In another chapter, the author cites work by Jennifer C. Nash, Gail Dines, Mirielle Miller-Young and bell hooks that provides compelling context for additional commentary on the power of corporate advertising, patriarchy, and the neo-liberal porn industry to engage and profit from online search. Using stereotypes of ‘exotic othering’, Jezebels, and ‘mammies’ found in search results and their connection to enslaved economies, Noble exposes implicit bias towards Black women and girls while expanding the feminist canon to include negative imagery of BIPOC as part of the exploitation of “women’s" bodies in ads. Here she also includes work by feminist media scholar Jean Kilbourne who writes that advertising causes feelings and changes in perspective, “regardless of the consumer’s belief that they were ‘tuning out’ the ads” (105).

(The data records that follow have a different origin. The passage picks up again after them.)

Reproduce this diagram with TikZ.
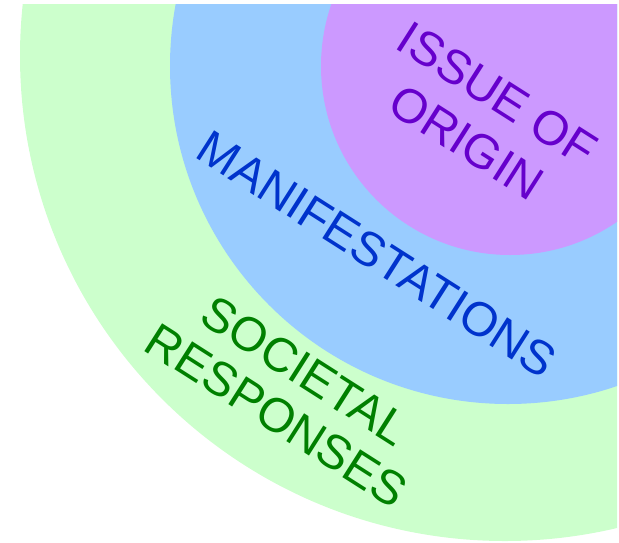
\documentclass[tikz,border=0pt]{standalone}
\usepackage{fontspec}
\setmainfont{Liberation Sans}
\definecolor{ringgreen}{HTML}{CCFFCC}
\definecolor{ringblue}{HTML}{99CCFF}
\definecolor{ringpurple}{HTML}{CC99FF}
\definecolor{txtgreen}{HTML}{008000}
\definecolor{txtblue}{HTML}{0033CC}
\definecolor{txtpurple}{HTML}{6600CC}
\tikzset{
  ringlabel/.style={font=\fontsize{48}{53}\selectfont, align=center, inner sep=0pt, rotate=-32.5}
}
\begin{document}
\begin{tikzpicture}[x=1pt,y=-1pt]
\useasboundingbox (0,0) rectangle (619,542);
\begin{scope}
\clip (0,4) rectangle (617,542);
\fill[ringgreen] (505,56) circle[radius=485];
\fill[ringblue] (508,66) circle[radius=338];
\fill[ringpurple] (510,66) circle[radius=189];
\end{scope}
\node[ringlabel, text=txtpurple, font=\fontsize{48}{57}\selectfont] (origin) at (482,118) {ISSUE OF\\ORIGIN};
\node[ringlabel, text=txtblue] (manif) at (377,254) {MANIFESTATIONS};
\node[ringlabel, text=txtgreen] (soc) at (291,393) {SOCIETAL\\RESPONSES};
\end{tikzpicture}
\end{document}
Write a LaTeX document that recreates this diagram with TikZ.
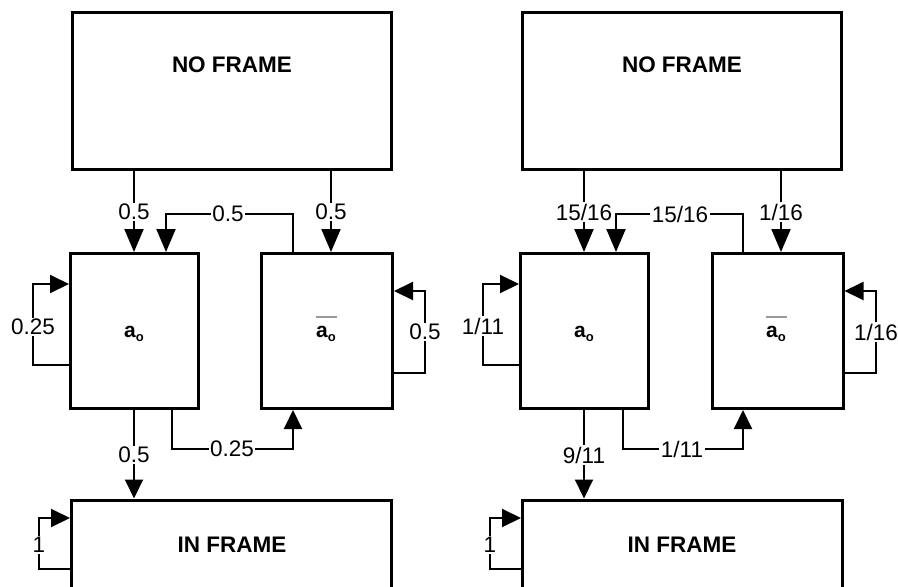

Algorithms of Oppression: How Search Engines Reinforce Racism is, thus, a book concerned with the screen as a place of active information collection and online organization. It raises consciousness about how racist representations work technologically, and it considers how ‘search results’ exhibit inequities and stereotypes as set against the invisible “norms” of “whiteness” and maleness. An example would be her use of the concept that powerful, privatized technology is simply-put, “democratic”. She asks, ‘Can algorithms be racist?” (82) then posits a broad critique. Her Black feminist scholarship implicates a wide-spread corporate-controlled communications landscape including the porn industry in the negative representation of Black women and girls, and further reinforces the need for techno-social change. Moreover, the book is a call to action around the education of designers such that implicit bias is considered in the design of systems, thus stemming the perversity of this tide.
A surefire addition to critical race theory Algorithms of Oppression has the game-changing, analytic cogency of the 1994 publication, Cybertypes: Race, Ethnicity, and Identity on the Internet by theorist Lisa Nakamura. Both texts cut through the dominant paradigms which protect largely white, capitalist, normative discussion from seeing itself, and destroy commonly held beliefs about ‘neutrality’ and ‘universality’ in digital communications. They should be read now and included in information studies, digital cultural studies, and media literacy courses.